There is no universal approach for companies to address the above risks of AI usage. Trade secret owners should consider a multifaceted approach, which may include some or all of the following:

  • Update Policies and Agreements: Revise existing intellectual property policies, non-disclosure agreements (NDAs) and employment agreements to explicitly prohibit unauthorized AI usage and clarify remote work data handling expectations. These foregoing should explicitly prohibit reverse engineering, including AI-assisted methods.
  • Increase Awareness, e.g., with Employee Training: Educate employees on what constitutes a trade secret and the consequences of misappropriation. Train staff about the risks of uploading sensitive data to AI tools and collaboration platforms. Ensure that your technology teams understand how AI tools (e.g. GitHub Copilot) can unintentionally leak confidential code.
  • Secure your Remote Workspace. Remind your personnel to take work calls with headphones; store confidential or privileged documents securely, for example, in a filing cabinet; and have conversations with the people who are sharing the remote working location to make sure that they are aware of their duties of trust and confidence.
  • Use Technology Controls. Implement endpoint protection, VPNs, multi-factor authentication (MFA), and device encryption. Use data loss prevention (DLP) tools to monitor data movement and flag unusual behavior.
  • Restrict AI Interactions. Limit or sandbox employee access to AI tools when handling sensitive data.
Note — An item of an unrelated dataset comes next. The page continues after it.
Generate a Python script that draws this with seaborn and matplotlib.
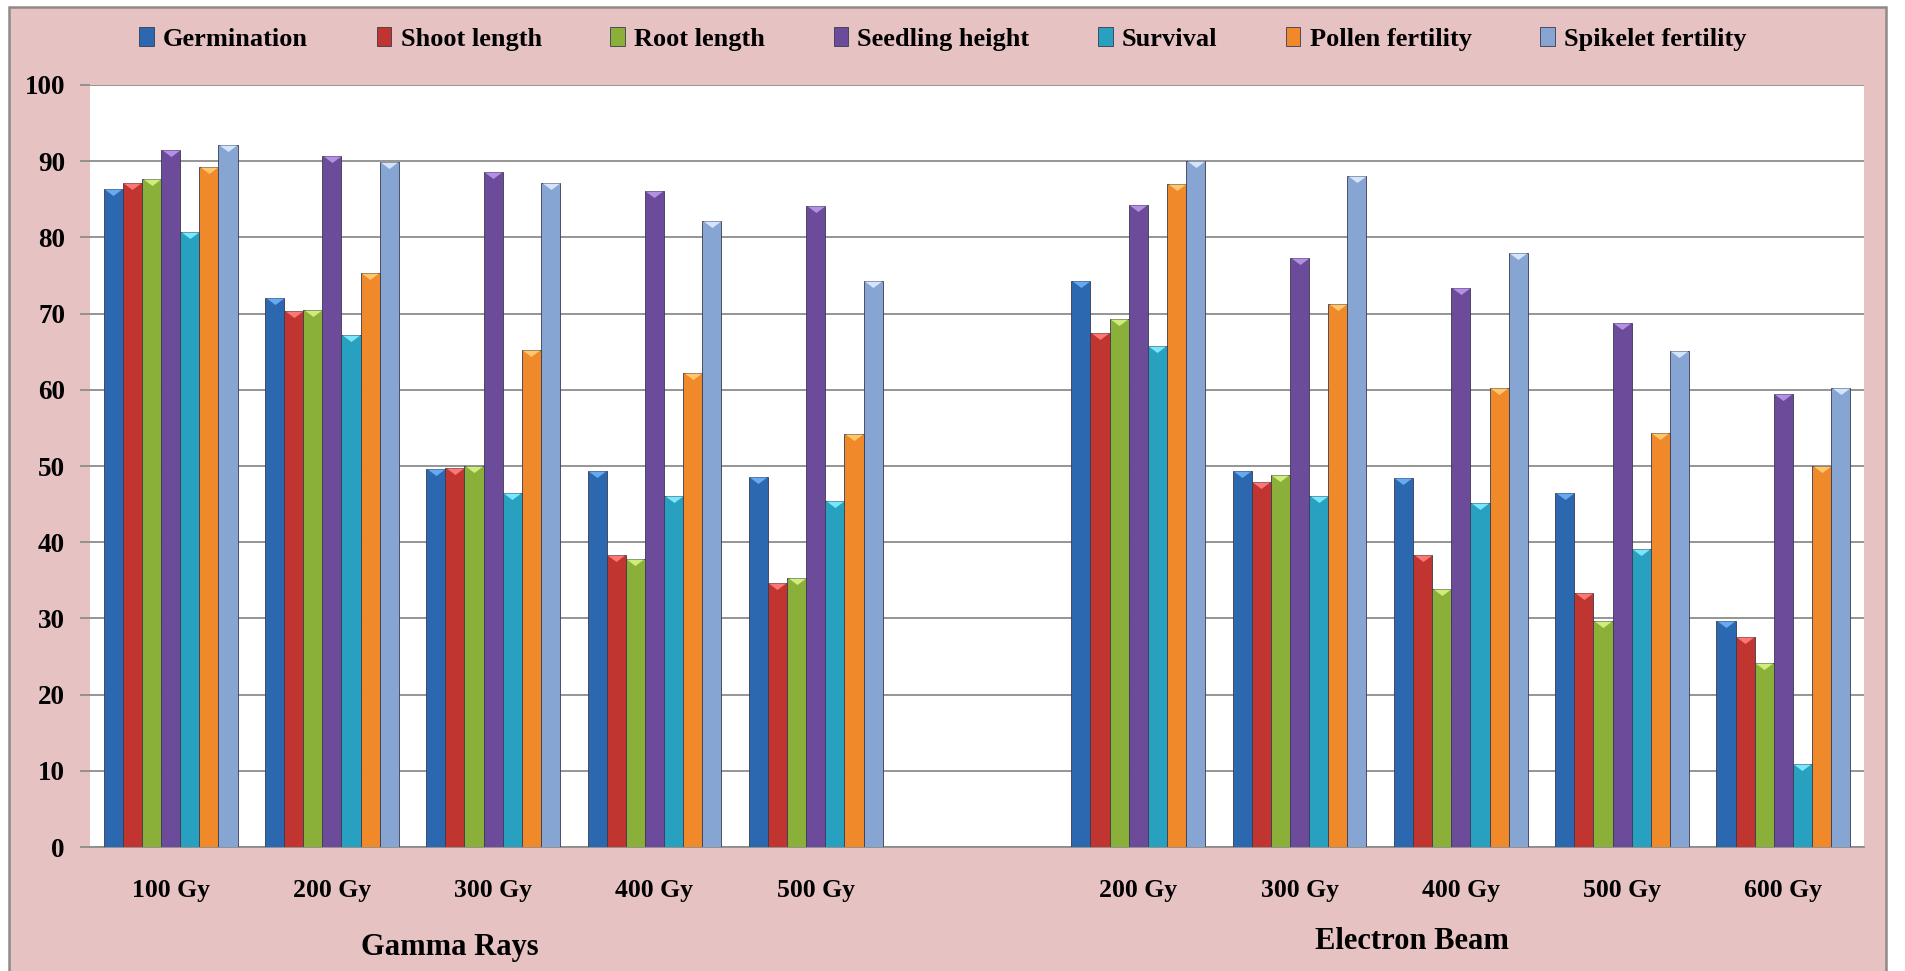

Use enterprise AI platforms with strict privacy guarantees and audit trails.
  • Implement Consistent Exit Protocols for Departing Employees. Conduct thorough offboarding, including review of devices and access logs. Use forensic tools to check for recent downloads or transfers of confidential data. Monitor departed employees through exit interviews and tracking subsequent employment.
  • Use Access Control and Segmentation. Enforce the principle of least privilege: only provide access to trade secrets on a need-to-know basis. Monitor access logs and perform regular audits of sensitive document access. Create visitor logs when meetings are held with people outside an organization and memorialize what was discussed including any trade secrets shared.
  • Document Your Trade Secrets and Access to Them. Maintain detailed trade secret access logs and associated documentation to aid in any future DTSA or state trade secret litigation. Regularly review your trade secret strategy with counsel to ensure swift action when misappropriation is suspected.
  • Use Technical Safeguards for AI Systems. Controlling the data used for training and inference, employing advanced encryption, and auditing AI model outputs for inadvertent disclosures. As evidenced by cases like West Technology Group LLC et al. v. Sundstrom (D. Conn. 2024), where an employee allegedly used an unauthorized AI program to record confidential meetings, clear policies on AI usage and comprehensive employee training are paramount.
  • Watermark proprietary datasets and models. Watermarking helps track unauthorized use of such proprietary datasets and models.
  • Audit Third Party Vendors. Keep tabs on company vendors, especially those that are using AI tools that could absorb confidential inputs and leak them elsewhere.
  • Monitor Public Releases. Consider using automated tools to detect when competitors release functionality that closely mirrors your proprietary system or software.

CONCLUSION

Protecting trade secrets in the age of remote work and artificial intelligence demands a proactive and evolving strategy. The very tools that enhance innovation—virtual collaboration and AI—can become liabilities if misused or poorly managed. By modernizing legal agreements, leveraging technology solutions, and fostering a culture of security awareness, companies can mitigate these risks.

Case law continues to evolve in this space, and courts are increasingly sympathetic to plaintiffs that demonstrate both reasonable protective measures and prompt enforcement actions. As work continues to decentralize and AI tools grow in sophistication, the burden is on organizations to ensure that their most valuable information assets remain truly secret.